No sound from the Tv speakers at all with it hooked to the Dvd!
In frustration; I did try hooking my headphones to the speaker output connectors on the back of the Dvd. This did work; but there was terrible static and could not be used comfortably.


----------



## eugovector

Hmm, shouldn't be any static from the outputs unless they are damaged/malfunctioning. Could be RF interference if you placed your transmitter too close to your equipment.

Mechanical RCA switch sounds like the answer to me, something similar to this: http://www.hometheatershack.com/hom...AV_RCA_Selector_Switch_Box_with_AV_Cable.html


----------



## Mike P.

eugovector said:


> Mike, I'm not sure the DVD player/surround system passes audio via HDMI, in which case, hooking to the back of the tv won't yield any sound.


I have a Samsung DVD player connected to a Samsung LCD with HDMI, I have my wireless headphones connected to the headphone jack on the TV using the above mentioned adapter. I was thinking slaz would get the same results using the audio out jack on his TV.


----------



## eugovector

Mike P. said:


> I have a Samsung DVD player connected to a Samsung LCD with HDMI, I have my wireless headphones connected to the headphone jack on the TV using the above mentioned adapter. I was thinking slaz would get the same results using the audio out jack on his TV.

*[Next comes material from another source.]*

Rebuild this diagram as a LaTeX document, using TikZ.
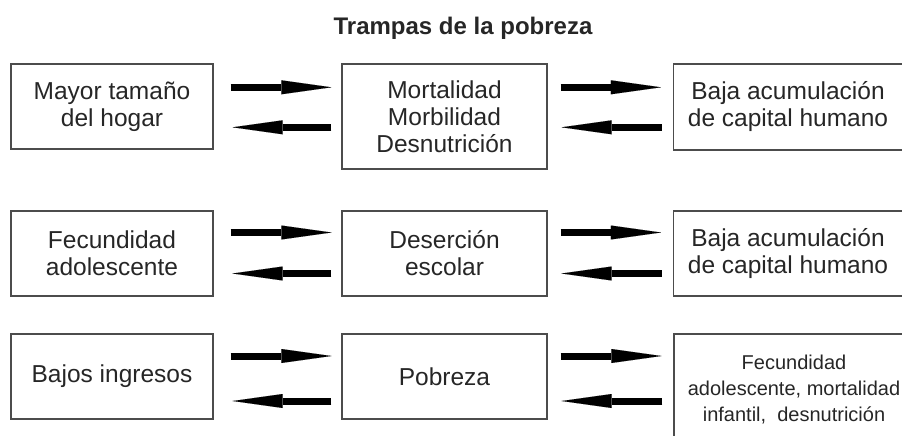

Yes, but I think in this case, with the DVD player integrated into the HTIB, the HTIB may not pass audio via HDMI out, only video (I'm sure it would save the manufacturer a buck or two per system). A standalone DVD player certainly would when connected directly to the TV.


----------



## Mike P.

I took his first post to mean the DVD player was connected to the TV and Netflex was through a Home Theater system. Slaz, can you clarify this?


----------



## theslaz

Nope. Just purchased an adapter at our local "The Source" (Radio Shack); tried it and there is no sound coming from the headphones.
Curious about your comment on "Static" from my stereo connections. What interference are you talking about? All my equipment is in one spot; one would think that they would work together!


----------



## eugovector

You flat out shouldn't have static from the analog outputs without a bad cable, or something significant wrong with the component. The more likely culprit is that the static is present in the wireless signals to the headphones due to RF interference. Does the static get better/worse as you move closer/away from the transmitter? Does the static get better/worse as you as you move the transmitter closer/away from the other equipment?


----------



## theslaz

Mike P. said:


> I took his first post to mean the DVD player was connected to the TV and Netflex was through a Home Theater system. Slaz, can you clarify this?


Sorry! Dvd player is the home theater system. Actual name is 5.1 CH Blu-ray Home theater System. Sorry not up on all the "terminology"!


----------



## theslaz

Just tried the headphones hooked to the external connections. There really is no static; I think what I meant is that the sound sounds weird; probably because I have it hooked to the left and right rear speakers only. The headphones would probably work hooked up in this fashion, if I knew what speakers to hook them up to. Does this make sense?


----------



## Mike P.

We're trying to figure out what you have and how it's connected. You have a digital Tv box connected to a Samsung Plasma PN50C540 TV. What is the model number of the "5.1 CH Blu-ray Home theater System" and what type of cable is connecting it to the TV?


----------



## eugovector

Okay, the problem is that, according to the manual, you have no audio output from the DVD player what so ever. I don't know how you have your headphones hooked up to the rear speaker outputs, but don't do it again. You can damage your headphones as those output can put out much more wattage than standard RCA line Outs.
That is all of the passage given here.